Ray in the Study (1982) pastels

Whenever she is painting, Vivian Tsao is immersed in deep conversation. It’s not with a fellow artist or even with herself, but, rather, with the natural light that streams through the windows of her Brooklyn home, a century-old, two-story townhouse on a shady street in the neighborhood known as Windsor Terrace.

Vivian Tsao has lived in her Brooklyn home for 35 years and responds to her neighborhood through work, such as The Studio (1983), an oil on canvas.

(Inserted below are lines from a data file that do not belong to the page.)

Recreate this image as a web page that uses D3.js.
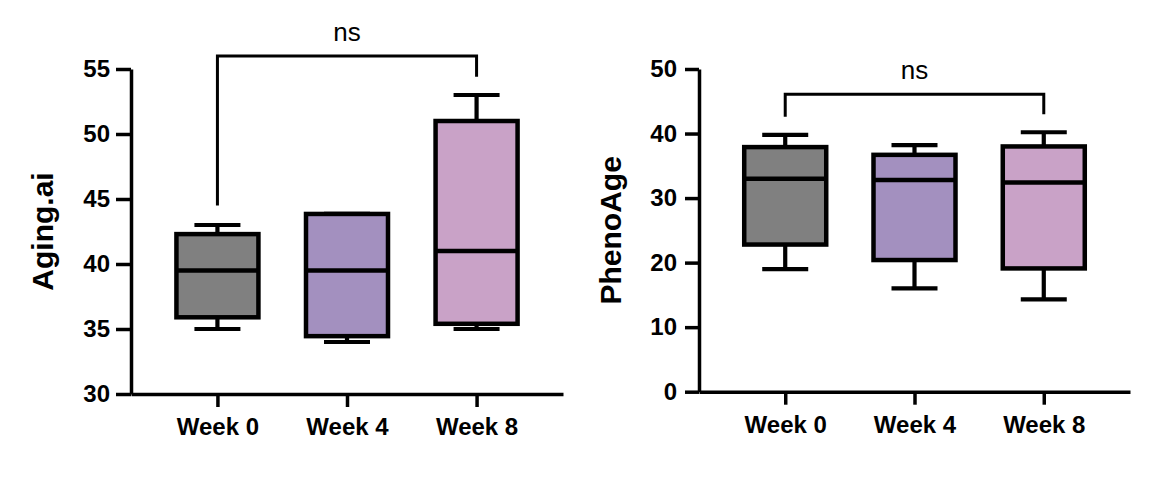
<!DOCTYPE html>
<html>
<head>
<meta charset="utf-8">
<script src="https://cdn.jsdelivr.net/npm/d3@7"></script>
<style>
  body { margin: 0; background: #fff; }
  svg { display: block; font-family: "Liberation Sans", Arial, Helvetica, sans-serif; }
</style>
</head>
<body>
<div id="chart"></div>
<script>
// groups on the x axis
const weeks = ["Week 0", "Week 4", "Week 8"];
const boxColors = ["#808080", "#a390bf", "#c9a2c7"];

// Aging.ai box values per week
const agingMin = [35.0, 34.0, 35.0];
const agingQ1 = [35.9, 34.45, 35.4];
const agingMedian = [39.5, 39.5, 41.0];
const agingQ3 = [42.3, 43.85, 51.0];
const agingMax = [43.0, 43.85, 53.0];
const agingTicks = [30, 35, 40, 45, 50, 55];

// PhenoAge box values per week
const phenoMin = [19.0, 16.0, 14.3];
const phenoQ1 = [22.8, 20.4, 19.1];
const phenoMedian = [33.0, 32.8, 32.4];
const phenoQ3 = [37.9, 36.7, 38.0];
const phenoMax = [39.8, 38.2, 40.2];
const phenoTicks = [0, 10, 20, 30, 40, 50];

// significance brackets: [from, to, top, left leg end, right leg end]
const agingBracket = ["Week 0", "Week 8", 56, 44.5, 54.4];
const phenoBracket = ["Week 0", "Week 8", 46.1, 42.6, 43.0];

const svg = d3.select("#chart")
  .append("svg")
  .attr("width", 1158)
  .attr("height", 478);

function drawBoxChart(opts) {
  let g = svg.append("g");

  let x = d3.scalePoint()
    .domain(weeks)
    .range([opts.left, opts.right])
    .padding(0.667);

  let y = d3.scaleLinear()
    .domain([opts.ticks[0], opts.ticks[opts.ticks.length - 1]])
    .range([opts.bottom, opts.top]);

  let rows = weeks.map(function (w, i) {
    return {week: w, min: opts.min[i], q1: opts.q1[i], median: opts.median[i],
            q3: opts.q3[i], max: opts.max[i], color: boxColors[i]};
  });

  let boxW = 82, capW = 46;

  // whiskers
  g.selectAll(".whisker")
    .data(rows)
    .enter()
    .append("path")
      .attr("d", function (d) {
        let cx = x(d.week);
        return "M" + cx + "," + y(d.max) + "V" + y(d.q3)
             + "M" + cx + "," + y(d.q1) + "V" + y(d.min)
             + "M" + (cx - capW / 2) + "," + y(d.max) + "H" + (cx + capW / 2)
             + "M" + (cx - capW / 2) + "," + y(d.min) + "H" + (cx + capW / 2);
      })
      .style("fill", "none")
      .style("stroke", "#000")
      .style("stroke-width", 4.2);

  // boxes
  g.selectAll(".box")
    .data(rows)
    .enter()
    .append("rect")
      .attr("x", function (d) { return x(d.week) - boxW / 2; })
      .attr("y", function (d) { return y(d.q3); })
      .attr("width", boxW)
      .attr("height", function (d) { return y(d.q1) - y(d.q3); })
      .style("fill", function (d) { return d.color; })
      .style("stroke", "#000")
      .style("stroke-width", 4.5);

  // medians
  g.selectAll(".median")
    .data(rows)
    .enter()
    .append("line")
      .attr("x1", function (d) { return x(d.week) - boxW / 2; })
      .attr("x2", function (d) { return x(d.week) + boxW / 2; })
      .attr("y1", function (d) { return y(d.median); })
      .attr("y2", function (d) { return y(d.median); })
      .style("stroke", "#000")
      .style("stroke-width", 4.5);

  // y axis
  let yAxis = g.append("g")
    .attr("transform", "translate(" + opts.left + ",0)")
    .call(d3.axisLeft(y).tickValues(opts.ticks).tickSize(opts.tickY).tickPadding(opts.padY).tickSizeOuter(0));

  // x axis
  let xAxis = g.append("g")
    .attr("transform", "translate(0," + opts.bottom + ")")
    .call(d3.axisBottom(x).tickSize(13).tickPadding(11).tickSizeOuter(0));

  [yAxis, xAxis].forEach(function (a) {
    a.selectAll("path, line").style("stroke", "#000").style("stroke-width", 3.5);
    a.selectAll("text")
      .style("font-size", "24px")
      .style("font-weight", "bold")
      .style("fill", "#000");
  });

  // y title
  g.append("text")
    .attr("transform", "translate(" + opts.titleX + "," + ((opts.top + opts.bottom) / 2) + ") rotate(-90)")
    .attr("text-anchor", "middle")
    .style("font-size", "30px")
    .style("font-weight", "bold")
    .text(opts.title);

  // bracket with "ns"
  let b = opts.bracket;
  let x0 = x(b[0]), x1 = x(b[1]);
  g.append("path")
    .attr("d", "M" + x0 + "," + y(b[3]) + "V" + y(b[2]) + "H" + x1 + "V" + y(b[4]))
    .style("fill", "none")
    .style("stroke", "#000")
    .style("stroke-width", 3);

  g.append("text")
    .attr("x", (x0 + x1) / 2)
    .attr("y", y(b[2]) - 15)
    .attr("text-anchor", "middle")
    .style("font-size", "26px")
    .text("ns");
}

drawBoxChart({
  left: 131, right: 563, top: 69, bottom: 394,
  ticks: agingTicks, tickY: 15, padY: 6,
  min: agingMin, q1: agingQ1, median: agingMedian, q3: agingQ3, max: agingMax,
  title: "Aging.ai", titleX: 53, bracket: agingBracket
});

drawBoxChart({
  left: 699, right: 1130, top: 69, bottom: 391.7,
  ticks: phenoTicks, tickY: 14, padY: 8,
  min: phenoMin, q1: phenoQ1, median: phenoMedian, q3: phenoQ3, max: phenoMax,
  title: "PhenoAge", titleX: 621, bracket: phenoBracket
});
</script>
</body>
</html>
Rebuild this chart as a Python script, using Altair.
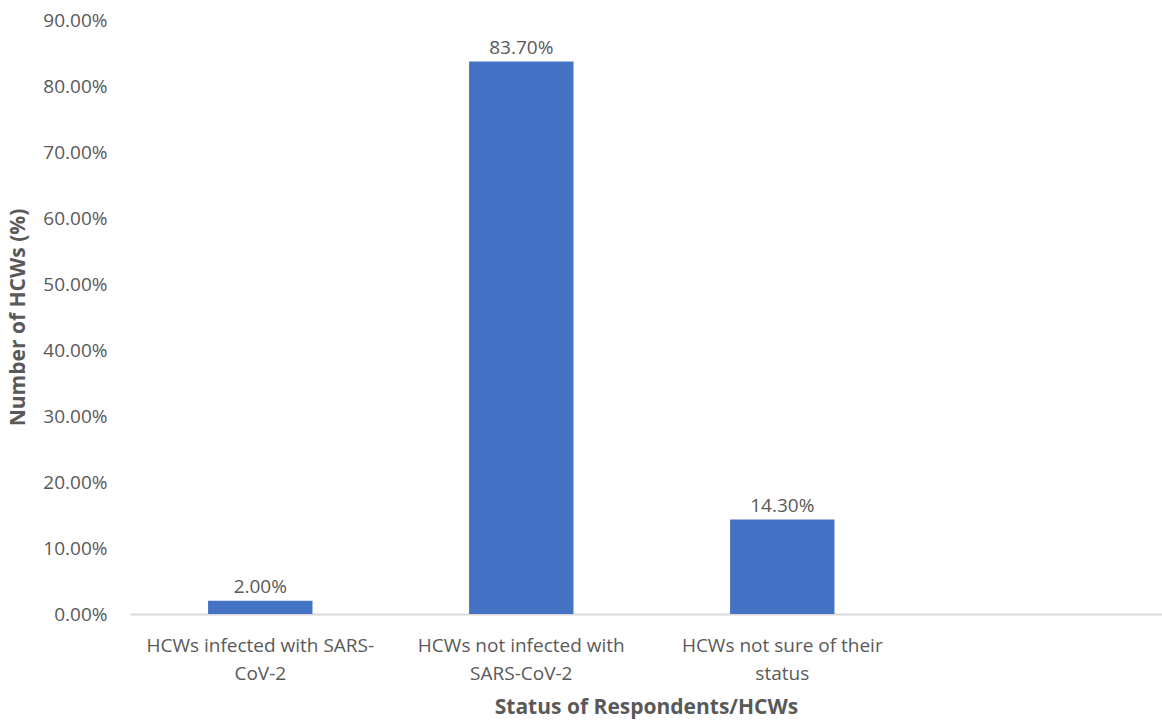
import altair as alt
import pandas as pd

categories = ["HCWs infected with SARS-|CoV-2",
              "HCWs not infected with|SARS-CoV-2",
              "HCWs not sure of their|status"]
values = [0.02, 0.837, 0.143]
labels = ["2.00%", "83.70%", "14.30%"]
domain = categories + [" "]

df = pd.DataFrame({"cat": categories, "val": values, "lab": labels})

FONT = "Open Sans"
GREY = "#595959"
LSIZE = 19
TSIZE = 21

x = alt.X("cat:N", sort=None,
          scale=alt.Scale(domain=domain, paddingInner=0.6, paddingOuter=0.277, align=0.54),
          axis=alt.Axis(title="Status of Respondents/HCWs", labelAngle=0,
                        labelExpr="split(datum.label, '|')", labelLineHeight=28, labelLimit=0,
                        labelPadding=22, ticks=False, domainColor="#d9d9d9", domainWidth=2,
                        labelFontSize=LSIZE, labelColor=GREY, labelFont=FONT,
                        titleFont=FONT, titleFontSize=TSIZE, titleColor=GREY, titleFontWeight="bold",
                        titlePadding=13))
y = alt.Y("val:Q", scale=alt.Scale(domain=[0, 0.9]),
          axis=alt.Axis(title="Number of HCWs (%)", format=".2%", values=[i/10 for i in range(10)],
                        grid=False, domain=False, ticks=False, labelPadding=23,
                        labelFontSize=LSIZE, labelColor=GREY, labelFont=FONT,
                        titleFont=FONT, titleFontSize=TSIZE, titleColor=GREY, titleFontWeight="bold",
                        titlePadding=14))

bars = alt.Chart(df).mark_bar(color="#4472C4").encode(x=x, y=y)
text = alt.Chart(df).mark_text(baseline="bottom", dy=-4, font=FONT, fontSize=LSIZE, color=GREY).encode(
    x=x, y=y, text="lab:N")

chart = (bars + text).properties(
    width=1032, height=594,
    background="white",
    autosize=alt.AutoSizeParams(type="none"),
    padding={"left": 130, "top": 20, "right": 0, "bottom": 108},
).configure_view(strokeWidth=0, stroke=None)

chart.save("out.html", embed_options={"renderer": "svg", "actions": False})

“I am always dialoguing with light,” she says, when describing the daily routine she adopts as a painter. She usually works in the afternoon, when the light is warmest, either in her upstairs studio space that faces west or in another room of her small house. “When I find that moment that speaks to me, that I want to paint, I will set up my easel right there and work. I am always chasing the light, never working with artificial light.”

She will paint as long as the daylight lasts, but then, sometimes, she arises at four or five in the morning to turn on a lamp to see what she had painted earlier. Often, she has already brought that work-in-progress into her bedroom, so that when she awakens, she has immediate access to it. “My subconscious or semi-conscious thinks about the work, and that is helpful.”

Ray in the Study (1982) pastels

Tsao’s canvases and pastels are as poetic in what they depict as she is in her ability to describe the art she makes. Her works are subtle, nuanced, and often employ a muted palette of browns and whites and yellows. One New York Times critic, years ago, described her work as an amalgam of the abstract and the realistic. While that is evident, in part, given her broad brushworks and desire to suggest figures and objects rather than record them verbatim, there is never any mistaking what it is Tsao has depicted. A quiet Brooklyn streetscape, likely within her own neighborhood. Her late husband reposing on a bed in bright light. A bookcase or the gleaming surface of a desk. The bare branches of a sycamore tree in winter light. The sculptural folds of a radiator. Or a depiction of herself reflected in a mirror.

The Poet (1978), one of Tsao’s favorite pastels.

“One thing I know about myself,” she says in her studio as dusk approaches, “is that I need to be in an intimate environment, because my work is so nuanced, even sensual. I cannot be in the outdoors with an easel and having people pass by making comments on the work or trying to engage me in chatter.” While she has been invited to set up her easel at many artist residences, she declines, knowing that she would not be able to create. “I need to be in a very familiar place to be inspired,” she emphasizes. “My subject matter is the light. Yes, the light.” And the light she knows best is that which enters her home, one of a series of contiguous small brick houses that dates from the early 20th century, each with a deeply recessed brick porch and double-hung windows that face a quiet Brooklyn street.

Although Tsao is wedded to where she lives, she has lived and traveled all over the world. She describes her writer/teacher husband as having been a “Sagittarian, which means that he really loved to move around.” She and he lived for a spell in Jeddah, Arabia, where he was teaching—and where she produced many works. They spent much time in various European locales—the big and predictable Western European capitals as well as smaller cities in France and Spain and Greece.” “Early on, my husband let me know that the way to travel is to stay longer in one place. That is what we did, sometimes staying on for several weeks or months.”